Set each entry down verbatim, omitting images.

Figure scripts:
'''
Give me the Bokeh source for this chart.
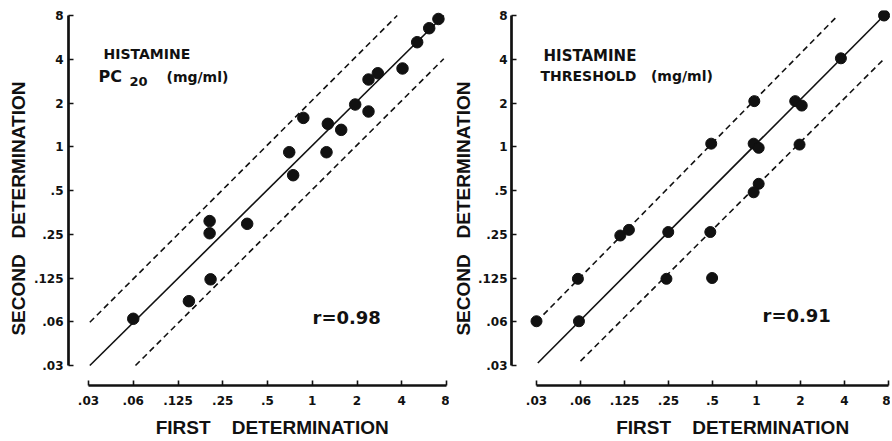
import numpy as np
from bokeh.plotting import figure
from bokeh.layouts import row
from bokeh.models import Range1d, FixedTicker, Label
from bokeh.embed import file_html
from bokeh.resources import INLINE

# ---------------- data (mg/ml) ----------------
tick_values = [0.03125, 0.0625, 0.125, 0.25, 0.5, 1, 2, 4, 8]
tick_labels = [".03", ".06", ".125", ".25", ".5", "1", "2", "4", "8"]

pc20_first = [0.871, 0.700, 0.744, 1.273, 1.247, 1.566, 1.945, 2.390, 2.390, 2.761,
              4.047, 5.08, 6.12, 7.06, 0.204, 0.204, 0.365, 0.207, 0.148, 0.0625]
pc20_second = [1.580, 0.917, 0.637, 1.438, 0.917, 1.307, 1.953, 1.748, 2.902, 3.204,
               3.456, 5.24, 6.54, 7.57, 0.308, 0.254, 0.295, 0.1224, 0.0866, 0.0655]

thr_first = [7.46, 3.78, 1.84, 2.04, 0.966, 0.490, 0.956, 1.035, 1.97, 1.035,
             0.956, 0.117, 0.134, 0.249, 0.483, 0.060, 0.242, 0.497, 0.03125, 0.061]
thr_second = [8.0, 4.06, 2.06, 1.92, 2.06, 1.05, 1.05, 0.983, 1.035, 0.556,
              0.486, 0.245, 0.268, 0.259, 0.259, 0.1234, 0.1234, 0.125, 0.0630, 0.0630]

pc20_solid_x, pc20_solid_y = [0.0319, 7.67], [0.03125, 8.0]
pc20_upper_x, pc20_upper_y = [0.0319, 3.73], [0.062, 8.0]
pc20_lower_x, pc20_lower_y = [0.0647, 7.67], [0.03125, 4.03]

thr_solid_x, thr_solid_y = [0.0319, 7.46], [0.0325, 8.0]
thr_upper_x, thr_upper_y = [0.03125, 3.56], [0.0625, 7.9]
thr_lower_x, thr_lower_y = [0.0625, 7.57], [0.0335, 4.08]

# doses are doubling steps: plot on a base-2 logarithmic axis
L = np.log2
tick_pos = [int(round(v)) for v in L(tick_values)]
overrides = dict(zip(tick_pos, tick_labels))

TICK_FONT = "DejaVu Sans"
TITLE_FONT = "Liberation Sans"
NB = "\u00a0"
INK = "#111111"

OCT_Y = 43.75
Y_LO = -5 - 20 / OCT_Y   # frame bottom 20px below the .03 tick
Y_HI = 3 + 5 / OCT_Y     # frame top 5px above the 8 tick


def make_panel(width, left_border, x_lo, x_hi, xlead, ylab_standoff, ytitle_standoff):
    p = figure(width=width, height=440, output_backend="svg", toolbar_location=None,
               x_range=Range1d(x_lo, x_hi), y_range=Range1d(Y_LO, Y_HI),
               min_border_left=left_border, min_border_right=0,
               min_border_top=10, min_border_bottom=55)
    p.outline_line_color = None
    p.grid.visible = False
    for ax in (p.xaxis[0], p.yaxis[0]):
        ax.ticker = FixedTicker(ticks=tick_pos, minor_ticks=[])
        ax.major_label_overrides = overrides
        ax.bounds = (tick_pos[0], tick_pos[-1])
        ax.axis_line_width = 2.7
        ax.axis_line_color = INK
        ax.major_tick_in = 5
        ax.major_tick_out = 0
        ax.major_tick_line_width = 1.6
        ax.major_tick_line_color = INK
        ax.minor_tick_line_color = None
        ax.major_label_text_font = TICK_FONT
        ax.major_label_text_font_style = "bold"
        ax.major_label_text_font_size = "12px"
        ax.major_label_text_color = INK
        ax.axis_label_text_font = TITLE_FONT
        ax.axis_label_text_font_style = "bold"
        ax.axis_label_text_color = INK
    p.xaxis.major_label_standoff = 10
    p.yaxis.major_label_standoff = ylab_standoff
    p.xaxis.axis_label = NB * xlead + "FIRST" + NB * 4 + "DETERMINATION"
    p.xaxis.axis_label_text_font_size = "19px"
    p.xaxis.axis_label_standoff = 9
    p.yaxis.axis_label = "SECOND" + NB * 3 + "DETERMINATION" + NB * 4
    p.yaxis.axis_label_text_font_size = "19px"
    p.yaxis.axis_label_standoff = ytitle_standoff
    return p


def ref_pos(x0, sx, px, py):
    # convert a reference picture position to axis units (doubling steps)
    return (px - x0) / sx - 5, (365 - py) / OCT_Y - 5


def add_text(p, x0, sx, px, py, text, size, bold=True, font=TICK_FONT):
    x, y = ref_pos(x0, sx, px, py)
    p.add_layout(Label(x=x, y=y, text=text, text_font=font,
                       text_font_size=size, text_font_style="bold" if bold else "normal",
                       text_align="left", text_baseline="middle", text_color=INK))


def draw(p, fx, fy, sx, sy, ux, uy, lx, ly, size):
    p.line(L(sx), L(sy), line_width=1.6, line_color=INK)
    p.line(L(ux), L(uy), line_width=1.6, line_color=INK, line_dash="6 4")
    p.line(L(lx), L(ly), line_width=1.6, line_color=INK, line_dash="6 4")
    p.scatter(L(fx), L(fy), size=size, color=INK)


# ---------------- left panel (page x 0..449) ----------------
OCT_X1 = 44.75
p1 = make_panel(449, 68, -5 - 20 / OCT_X1, 3 + 3 / OCT_X1, 5, 5, 2)
draw(p1, pc20_first, pc20_second, pc20_solid_x, pc20_solid_y,
     pc20_upper_x, pc20_upper_y, pc20_lower_x, pc20_lower_y, 11.5)

add_text(p1, 88, OCT_X1, 103, 53, "HISTAMINE", "14px")
add_text(p1, 88, OCT_X1, 98, 76, "PC", "16px")
add_text(p1, 88, OCT_X1, 129, 81, "20", "13px")
add_text(p1, 88, OCT_X1, 166, 76, "(mg/ml)", "14px")
add_text(p1, 88, OCT_X1, 312, 317, "r=0.98", "18px")

# ---------------- right panel (page x 449..890) ----------------
OCT_X2 = 44.0
p2 = make_panel(441, 62, -5 - 25 / OCT_X2, 3 + 2 / OCT_X2, 12, 4, 1)
draw(p2, thr_first, thr_second, thr_solid_x, thr_solid_y,
     thr_upper_x, thr_upper_y, thr_lower_x, thr_lower_y, 11)

X0R = 536 - 449
add_text(p2, X0R, OCT_X2, 543 - 449, 55, "HISTAMINE", "15px")
add_text(p2, X0R, OCT_X2, 540 - 449, 75, "THRESHOLD" + NB * 3 + "(mg/ml)", "14px")
add_text(p2, X0R, OCT_X2, 762 - 449, 315, "r=0.91", "18px")

layout = row(p1, p2)
open("out.html", "w").write(file_html(layout, INLINE))
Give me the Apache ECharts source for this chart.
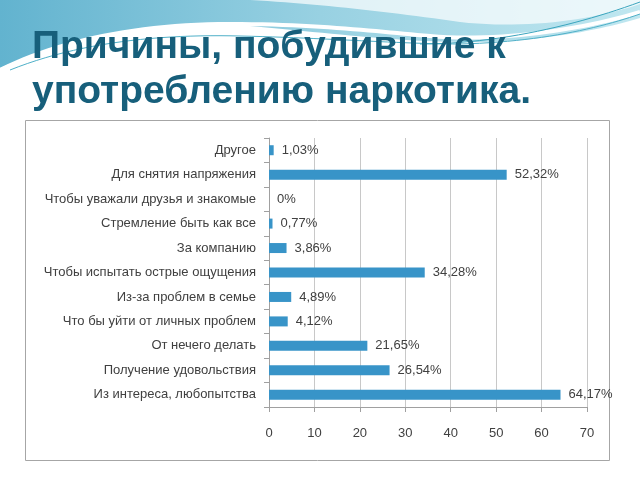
'''
• Task output:
Give me the Bokeh source for this chart.
import numpy as np
from bokeh.plotting import figure
from bokeh.layouts import row
from bokeh.models import Range1d, FixedTicker, Label
from bokeh.embed import file_html
from bokeh.resources import INLINE

# ---------------- data (mg/ml) ----------------
tick_values = [0.03125, 0.0625, 0.125, 0.25, 0.5, 1, 2, 4, 8]
tick_labels = [".03", ".06", ".125", ".25", ".5", "1", "2", "4", "8"]

pc20_first = [0.871, 0.700, 0.744, 1.273, 1.247, 1.566, 1.945, 2.390, 2.390, 2.761,
              4.047, 5.08, 6.12, 7.06, 0.204, 0.204, 0.365, 0.207, 0.148, 0.0625]
pc20_second = [1.580, 0.917, 0.637, 1.438, 0.917, 1.307, 1.953, 1.748, 2.902, 3.204,
               3.456, 5.24, 6.54, 7.57, 0.308, 0.254, 0.295, 0.1224, 0.0866, 0.0655]

thr_first = [7.46, 3.78, 1.84, 2.04, 0.966, 0.490, 0.956, 1.035, 1.97, 1.035,
             0.956, 0.117, 0.134, 0.249, 0.483, 0.060, 0.242, 0.497, 0.03125, 0.061]
thr_second = [8.0, 4.06, 2.06, 1.92, 2.06, 1.05, 1.05, 0.983, 1.035, 0.556,
              0.486, 0.245, 0.268, 0.259, 0.259, 0.1234, 0.1234, 0.125, 0.0630, 0.0630]

pc20_solid_x, pc20_solid_y = [0.0319, 7.67], [0.03125, 8.0]
pc20_upper_x, pc20_upper_y = [0.0319, 3.73], [0.062, 8.0]
pc20_lower_x, pc20_lower_y = [0.0647, 7.67], [0.03125, 4.03]

thr_solid_x, thr_solid_y = [0.0319, 7.46], [0.0325, 8.0]
thr_upper_x, thr_upper_y = [0.03125, 3.56], [0.0625, 7.9]
thr_lower_x, thr_lower_y = [0.0625, 7.57], [0.0335, 4.08]

# doses are doubling steps: plot on a base-2 logarithmic axis
L = np.log2
tick_pos = [int(round(v)) for v in L(tick_values)]
overrides = dict(zip(tick_pos, tick_labels))

TICK_FONT = "DejaVu Sans"
TITLE_FONT = "Liberation Sans"
NB = "\u00a0"
INK = "#111111"

OCT_Y = 43.75
Y_LO = -5 - 20 / OCT_Y   # frame bottom 20px below the .03 tick
Y_HI = 3 + 5 / OCT_Y     # frame top 5px above the 8 tick


def make_panel(width, left_border, x_lo, x_hi, xlead, ylab_standoff, ytitle_standoff):
    p = figure(width=width, height=440, output_backend="svg", toolbar_location=None,
               x_range=Range1d(x_lo, x_hi), y_range=Range1d(Y_LO, Y_HI),
               min_border_left=left_border, min_border_right=0,
               min_border_top=10, min_border_bottom=55)
    p.outline_line_color = None
    p.grid.visible = False
    for ax in (p.xaxis[0], p.yaxis[0]):
        ax.ticker = FixedTicker(ticks=tick_pos, minor_ticks=[])
        ax.major_label_overrides = overrides
        ax.bounds = (tick_pos[0], tick_pos[-1])
        ax.axis_line_width = 2.7
        ax.axis_line_color = INK
        ax.major_tick_in = 5
        ax.major_tick_out = 0
        ax.major_tick_line_width = 1.6
        ax.major_tick_line_color = INK
        ax.minor_tick_line_color = None
        ax.major_label_text_font = TICK_FONT
        ax.major_label_text_font_style = "bold"
        ax.major_label_text_font_size = "12px"
        ax.major_label_text_color = INK
        ax.axis_label_text_font = TITLE_FONT
        ax.axis_label_text_font_style = "bold"
        ax.axis_label_text_color = INK
    p.xaxis.major_label_standoff = 10
    p.yaxis.major_label_standoff = ylab_standoff
    p.xaxis.axis_label = NB * xlead + "FIRST" + NB * 4 + "DETERMINATION"
    p.xaxis.axis_label_text_font_size = "19px"
    p.xaxis.axis_label_standoff = 9
    p.yaxis.axis_label = "SECOND" + NB * 3 + "DETERMINATION" + NB * 4
    p.yaxis.axis_label_text_font_size = "19px"
    p.yaxis.axis_label_standoff = ytitle_standoff
    return p


def ref_pos(x0, sx, px, py):
    # convert a reference picture position to axis units (doubling steps)
    return (px - x0) / sx - 5, (365 - py) / OCT_Y - 5


def add_text(p, x0, sx, px, py, text, size, bold=True, font=TICK_FONT):
    x, y = ref_pos(x0, sx, px, py)
    p.add_layout(Label(x=x, y=y, text=text, text_font=font,
                       text_font_size=size, text_font_style="bold" if bold else "normal",
                       text_align="left", text_baseline="middle", text_color=INK))


def draw(p, fx, fy, sx, sy, ux, uy, lx, ly, size):
    p.line(L(sx), L(sy), line_width=1.6, line_color=INK)
    p.line(L(ux), L(uy), line_width=1.6, line_color=INK, line_dash="6 4")
    p.line(L(lx), L(ly), line_width=1.6, line_color=INK, line_dash="6 4")
    p.scatter(L(fx), L(fy), size=size, color=INK)


# ---------------- left panel (page x 0..449) ----------------
OCT_X1 = 44.75
p1 = make_panel(449, 68, -5 - 20 / OCT_X1, 3 + 3 / OCT_X1, 5, 5, 2)
draw(p1, pc20_first, pc20_second, pc20_solid_x, pc20_solid_y,
     pc20_upper_x, pc20_upper_y, pc20_lower_x, pc20_lower_y, 11.5)

add_text(p1, 88, OCT_X1, 103, 53, "HISTAMINE", "14px")
add_text(p1, 88, OCT_X1, 98, 76, "PC", "16px")
add_text(p1, 88, OCT_X1, 129, 81, "20", "13px")
add_text(p1, 88, OCT_X1, 166, 76, "(mg/ml)", "14px")
add_text(p1, 88, OCT_X1, 312, 317, "r=0.98", "18px")

# ---------------- right panel (page x 449..890) ----------------
OCT_X2 = 44.0
p2 = make_panel(441, 62, -5 - 25 / OCT_X2, 3 + 2 / OCT_X2, 12, 4, 1)
draw(p2, thr_first, thr_second, thr_solid_x, thr_solid_y,
     thr_upper_x, thr_upper_y, thr_lower_x, thr_lower_y, 11)

X0R = 536 - 449
add_text(p2, X0R, OCT_X2, 543 - 449, 55, "HISTAMINE", "15px")
add_text(p2, X0R, OCT_X2, 540 - 449, 75, "THRESHOLD" + NB * 3 + "(mg/ml)", "14px")
add_text(p2, X0R, OCT_X2, 762 - 449, 315, "r=0.91", "18px")

layout = row(p1, p2)
open("out.html", "w").write(file_html(layout, INLINE))
Give me the Apache ECharts source for this chart.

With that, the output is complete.